One of the less fun parts of having flower beds around your house is having to weed them to keep your favorites growing well! It is easy to plant the young ones or the seeds and get excited waiting for them to appear; it is harder to continue to watch diligently for them to mature, and to keep the unwanted plants at bay in the waiting. This process has so many great spiritual applications!! One of them has to do with what happens after you remove all the weeds.
Try pulling all the weeds from a space you wish to plant, and then waiting more than a few days to get your flowers planted. What do you think happens? Weeds begin to grow. Where do they come from?? They always just seem to appear. You pull them again. Guess what? More grow back, sometimes even thicker than before. You pull that generation. Guess what? More come again, a profusion of unwanted growing. To keep those weeds somewhat controlled, you have to intentionally plant other things. Is there a pattern here? Is there something sinister behind it all?
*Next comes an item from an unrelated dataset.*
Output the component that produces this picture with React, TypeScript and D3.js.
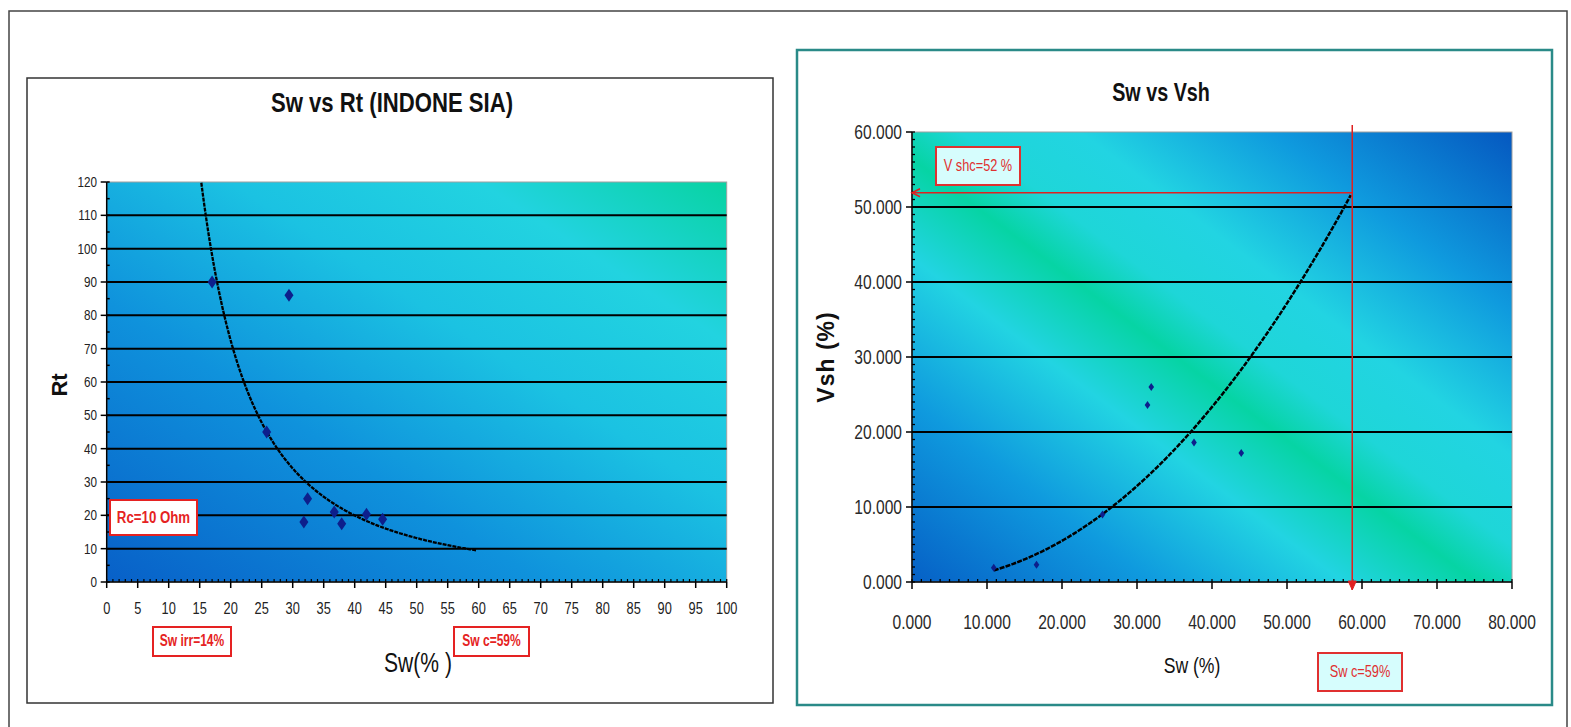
import React from "react";
import * as d3 from "d3";

// ---- Chart 1: Sw vs Rt ----
const rtSw = [17, 29.4, 25.8, 32.4, 31.8, 36.7, 37.9, 41.9, 44.5];
const rtVal = [90, 86, 45, 25, 18, 21, 17.5, 20.3, 18.8];
const rtXTicks = d3.range(0, 101, 5);
const rtYTicks = d3.range(0, 121, 10);
const rtTrend = { a: 19050, b: -1.86, from: 14, to: 59.6 }; // power trendline Rt = a*Sw^b

// ---- Chart 2: Sw vs Vsh ----
const vshSw = [10.9, 16.6, 25.4, 31.4, 31.9, 37.6, 43.9];
const vshVal = [1.9, 2.3, 9.0, 23.6, 26.0, 18.6, 17.2];
const vshXTicks = d3.range(0, 81, 10);
const vshYTicks = d3.range(0, 61, 10);
const vshTrend = { a: 0.01062, b: 2.086, from: 10.9, to: 58.65 }; // power trendline
const swc = 58.7;
const vshc = 51.9;

const SANS = "'Liberation Sans',Arial,sans-serif";

function diamond(cx: number, cy: number, hw: number, hh: number) {
  return `M${cx},${cy - hh}L${cx + hw},${cy}L${cx},${cy + hh}L${cx - hw},${cy}Z`;
}

function T(props: {
  x: number;
  y: number;
  sx?: number;
  size: number;
  anchor?: string;
  bold?: boolean;
  fill?: string;
  children: any;
}) {
  const { x, y, sx = 0.8, size, anchor = "middle", bold, fill = "#111", children } = props;
  return (
    <text
      transform={`translate(${x},${y}) scale(${sx},1)`}
      textAnchor={anchor}
      fontFamily={SANS}
      fontWeight={bold ? "bold" : "normal"}
      fontSize={size}
      fill={fill}
    >
      {children}
    </text>
  );
}

export default function App() {
  const xL = d3.scaleLinear().domain([0, 100]).range([106.7, 726.7]);
  const yL = d3.scaleLinear().domain([0, 120]).range([582, 182]);
  const xR = d3.scaleLinear().domain([0, 80]).range([912, 1512]);
  const yR = d3.scaleLinear().domain([0, 60]).range([582, 132]);

  const line = d3.line<[number, number]>().x((d) => d[0]).y((d) => d[1]);

  const rtCurve: [number, number][] = d3
    .range(rtTrend.from, rtTrend.to + 0.001, 0.2)
    .map((s) => [xL(s), yL(rtTrend.a * Math.pow(s, rtTrend.b))]);
  const vshCurve: [number, number][] = d3
    .range(vshTrend.from, vshTrend.to + 0.001, 0.2)
    .map((s) => [xR(s), yR(vshTrend.a * Math.pow(s, vshTrend.b))]);

  const rtMinorX = d3.range(0, 101, 1);
  const rtMinorY = d3.range(0, 121, 5);
  const vshMinorX = d3.range(0, 80.01, 1.25);
  const vshMinorY = d3.range(0, 60.01, 1);

  return (
    <div style={{ position: "absolute", left: 0, top: 0 }}>
      <svg width={1571} height={727} style={{ display: "block", background: "#fff" }}>
        <defs>
          <linearGradient id="gL" x1="0" y1="1" x2="1" y2="0">
            <stop offset="0" stopColor="#0860c8" />
            <stop offset="0.35" stopColor="#0f92dc" />
            <stop offset="0.6" stopColor="#1bc2e2" />
            <stop offset="0.8" stopColor="#22d3e0" />
            <stop offset="1" stopColor="#08d3a2" />
          </linearGradient>
          <linearGradient id="gR" x1="0" y1="1" x2="1" y2="0">
            <stop offset="0" stopColor="#0660c6" />
            <stop offset="0.2" stopColor="#0f9ade" />
            <stop offset="0.36" stopColor="#22d4e2" />
            <stop offset="0.47" stopColor="#06d4a4" />
            <stop offset="0.54" stopColor="#1ed6d8" />
            <stop offset="0.64" stopColor="#22d4e2" />
            <stop offset="0.8" stopColor="#0f9ade" />
            <stop offset="1" stopColor="#0558c0" />
          </linearGradient>
          <clipPath id="clipL">
            <rect x={xL(0)} y={yL(120)} width={xL(100) - xL(0)} height={yL(0) - yL(120)} />
          </clipPath>
          <clipPath id="clipR">
            <rect x={xR(0)} y={yR(60)} width={xR(80) - xR(0)} height={yR(0) - yR(60)} />
          </clipPath>
        </defs>

        {/* outer frame */}
        <path d="M9,740L9,11L1567,11L1567,740" fill="none" stroke="#444" strokeWidth={1.5} />

        {/* ================= LEFT CHART ================= */}
        <rect x={27} y={78} width={746} height={625} fill="#fff" stroke="#333" strokeWidth={1.5} />
        <T x={392} y={112} size={27} bold sx={0.82}>
          Sw vs Rt (INDONE SIA)
        </T>
        <rect x={xL(0)} y={yL(120)} width={xL(100) - xL(0)} height={yL(0) - yL(120)} fill="url(#gL)" stroke="#a0a0a0" strokeWidth={1} />
        {rtYTicks.filter((v) => v > 0 && v < 120).map((v) => (
          <line key={"lg" + v} x1={xL(0)} x2={xL(100)} y1={yL(v)} y2={yL(v)} stroke="#000" strokeWidth={2} />
        ))}
        <line x1={xL(0)} x2={xL(0)} y1={yL(0)} y2={yL(120)} stroke="#000" strokeWidth={1.5} />
        <line x1={xL(0)} x2={xL(100)} y1={yL(0)} y2={yL(0)} stroke="#000" strokeWidth={1.5} />
        {rtMinorY.map((v) => (
          <line key={"lmy" + v} x1={xL(0)} x2={xL(0) + 3} y1={yL(v)} y2={yL(v)} stroke="#000" strokeWidth={1.5} />
        ))}
        {rtYTicks.map((v) => (
          <line key={"lty" + v} x1={xL(0) - 6} x2={xL(0)} y1={yL(v)} y2={yL(v)} stroke="#000" strokeWidth={1.5} />
        ))}
        {rtMinorX.map((v) => (
          <line key={"lmx" + v} x1={xL(v)} x2={xL(v)} y1={yL(0) - 3} y2={yL(0)} stroke="#000" strokeWidth={1.2} />
        ))}
        {rtXTicks.map((v) => (
          <line key={"ltx" + v} x1={xL(v)} x2={xL(v)} y1={yL(0)} y2={yL(0) + 6} stroke="#000" strokeWidth={1.5} />
        ))}
        {rtYTicks.map((v) => (
          <T key={"lyl" + v} x={97} y={yL(v) + 5} size={15} anchor="end" fill="#222" sx={0.78}>
            {v}
          </T>
        ))}
        {rtXTicks.map((v) => (
          <T key={"lxl" + v} x={xL(v)} y={614} size={16} fill="#222" sx={0.8}>
            {v}
          </T>
        ))}
        <text transform="translate(67,385) rotate(-90)" textAnchor="middle" fontFamily={SANS} fontWeight="bold" fontSize={22} fill="#111">
          Rt
        </text>
        <T x={418} y={672} size={27} sx={0.78}>
          Sw(% )
        </T>
        <path d={line(rtCurve) || ""} clipPath="url(#clipL)" fill="none" stroke="#000" strokeWidth={2.3} strokeDasharray="4 1" />
        {rtSw.map((s, i) => (
          <path key={"lp" + i} d={diamond(xL(s), yL(rtVal[i]), 4.5, 6.5)} fill="#0d1f8c" />
        ))}
        <rect x={110} y={500} width={87} height={35} fill="#fff" stroke="#e52222" strokeWidth={2} />
        <T x={153.5} y={523} size={17} bold fill="#e52222" sx={0.78}>
          Rc=10 Ohm
        </T>
        <rect x={153} y={627} width={78} height={29} fill="#fff" stroke="#e52222" strokeWidth={2} />
        <T x={192} y={646} size={16} bold fill="#e52222" sx={0.75}>
          Sw irr=14%
        </T>
        <rect x={454} y={627} width={75} height={29} fill="#fff" stroke="#e52222" strokeWidth={2} />
        <T x={491.5} y={646} size={16} bold fill="#e52222" sx={0.75}>
          Sw c=59%
        </T>

        {/* ================= RIGHT CHART ================= */}
        <rect x={797} y={50} width={755} height={655} fill="#fff" stroke="#2a8a88" strokeWidth={2.5} />
        <T x={1161} y={101} size={26} bold sx={0.76}>
          Sw vs Vsh
        </T>
        <rect x={xR(0)} y={yR(60)} width={xR(80) - xR(0)} height={yR(0) - yR(60)} fill="url(#gR)" stroke="#a0a0a0" strokeWidth={1} />
        {vshYTicks.filter((v) => v > 0 && v < 60).map((v) => (
          <line key={"rg" + v} x1={xR(0)} x2={xR(80)} y1={yR(v)} y2={yR(v)} stroke="#000" strokeWidth={2} />
        ))}
        <line x1={xR(0)} x2={xR(0)} y1={yR(0)} y2={yR(60)} stroke="#000" strokeWidth={1.5} />
        <line x1={xR(0)} x2={xR(80)} y1={yR(0)} y2={yR(0)} stroke="#000" strokeWidth={1.5} />
        {vshMinorY.map((v) => (
          <line key={"rmy" + v} x1={xR(0)} x2={xR(0) + 3} y1={yR(v)} y2={yR(v)} stroke="#000" strokeWidth={1.3} />
        ))}
        {vshYTicks.map((v) => (
          <line key={"rty" + v} x1={xR(0) - 6} x2={xR(0)} y1={yR(v)} y2={yR(v)} stroke="#000" strokeWidth={1.5} />
        ))}
        {vshMinorX.map((v) => (
          <line key={"rmx" + v} x1={xR(v)} x2={xR(v)} y1={yR(0) - 3} y2={yR(0)} stroke="#000" strokeWidth={1.3} />
        ))}
        {vshXTicks.map((v) => (
          <line key={"rtx" + v} x1={xR(v)} x2={xR(v)} y1={yR(0)} y2={yR(0) + 7} stroke="#000" strokeWidth={1.5} />
        ))}
        {vshYTicks.map((v) => (
          <T key={"ryl" + v} x={902} y={yR(v) + 7} size={20} anchor="end" fill="#2a2a2a" sx={0.78}>
            {d3.format(".3f")(v)}
          </T>
        ))}
        {vshXTicks.map((v) => (
          <T key={"rxl" + v} x={xR(v)} y={629} size={20} fill="#2a2a2a" sx={0.78}>
            {d3.format(".3f")(v)}
          </T>
        ))}
        <text transform="translate(834,357) rotate(-90)" textAnchor="middle" fontFamily={SANS} fontWeight="bold" fontSize={23} letterSpacing={1} fill="#111">
          Vsh (%)
        </text>
        <T x={1192} y={673} size={22} sx={0.8}>
          Sw (%)
        </T>
        <path d={line(vshCurve) || ""} clipPath="url(#clipR)" fill="none" stroke="#000" strokeWidth={2.5} strokeDasharray="5 1.2" />
        <line x1={xR(swc)} x2={xR(swc)} y1={125} y2={yR(0) + 8} stroke="#e02020" strokeWidth={1.5} />
        <path d={`M${xR(swc) - 4},${yR(0) - 1}L${xR(swc)},${yR(0) + 8}L${xR(swc) + 4},${yR(0) - 1}Z`} fill="#e02020" stroke="#e02020" strokeWidth={1} />
        <line x1={xR(0)} x2={xR(swc)} y1={yR(vshc)} y2={yR(vshc)} stroke="#e02020" strokeWidth={1.5} />
        <path d={`M${xR(0) + 8},${yR(vshc) - 4}L${xR(0)},${yR(vshc)}L${xR(0) + 8},${yR(vshc) + 4}`} fill="none" stroke="#e02020" strokeWidth={1.5} />
        {vshSw.map((s, i) => (
          <path key={"rp" + i} d={diamond(xR(s), yR(vshVal[i]), 2.8, 4)} fill="#0d1f8c" />
        ))}
        <rect x={936} y={147} width={84} height={38} fill="#d6fdfd" stroke="#e03030" strokeWidth={2} />
        <T x={978} y={171} size={17} fill="#e03030" sx={0.75}>
          V shc=52 %
        </T>
        <rect x={1318} y={653} width={84} height={38} fill="#d6fdfd" stroke="#e03030" strokeWidth={2} />
        <T x={1360} y={677} size={17} fill="#e03030" sx={0.75}>
          Sw c=59%
        </T>
      </svg>
    </div>
  );
}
The reason things always grow is simple: soil is what is required for plants to grow, and it won’t be idle. Some type of foliage will seek it out and root in it, whether it is the species you desire or not. Guess what? Our hearts are just like soil: Jesus told us that in His parable about the different types of soil & which ones are receptive to the good seed. He also illustrated the principle of our inability to stay empty in the parable about the housewife sweeping her house; she swept it clean but didn’t realize she needed to replace the bad stuff with good. Guess what? The bad stuff came back, stronger than before. (Matthew 12:43-45; 13:1-23)
As moms, what does this mean? It means that protecting the soil of your children’s hearts is up to you. It means that because they are human (with hearts that are deceitful -Jeremiah 17:9) they will not like limits set or activities forbidden. Yet as the parent it is your job to set those limits anyway. When your children reach the point of understanding your motives and the heart behind those limits, they will have a deeper trust of you and respect for your choices made on their behalf. Stay the course!! When you seek out truth about the activities your child desires to participate in, and you read of the possible harm, you avoid them. You set limits. You protect them from relationships where they are not encouraged in good. You deny them access to video games, movies, and books that have weedy attitudes. You participate with them as much as humanly possible, watching and listening for weeds of disrespect, unkindness, harshness, pridefulness, cynicism, and ingratitude. When those things start to sprout in your child’s attitude, you gently instruct, you give examples of your own heart’s weed-growing and how you have worked to cut it out, you give them good seeds to plant (direct them to good choices for entertainment and friendship).
After all, the fruit you are seeking for them is love, joy, peace, patience, kindness, goodness, gentleness, faithfulness and self-control, right? Helping our children be diligent in planting good seeds means their older hearts are spared the pain of uprooting long-grown weeds. It means they learn early what that looks like and are unafraid of recognizing those faults and seeking to pull them out of their own lives. It means they can be humble when faults are found, and they will let you help them to see clearly and through eyes that love them no matter what, and desire their transparency of spirit so that relationship with our Father can flourish.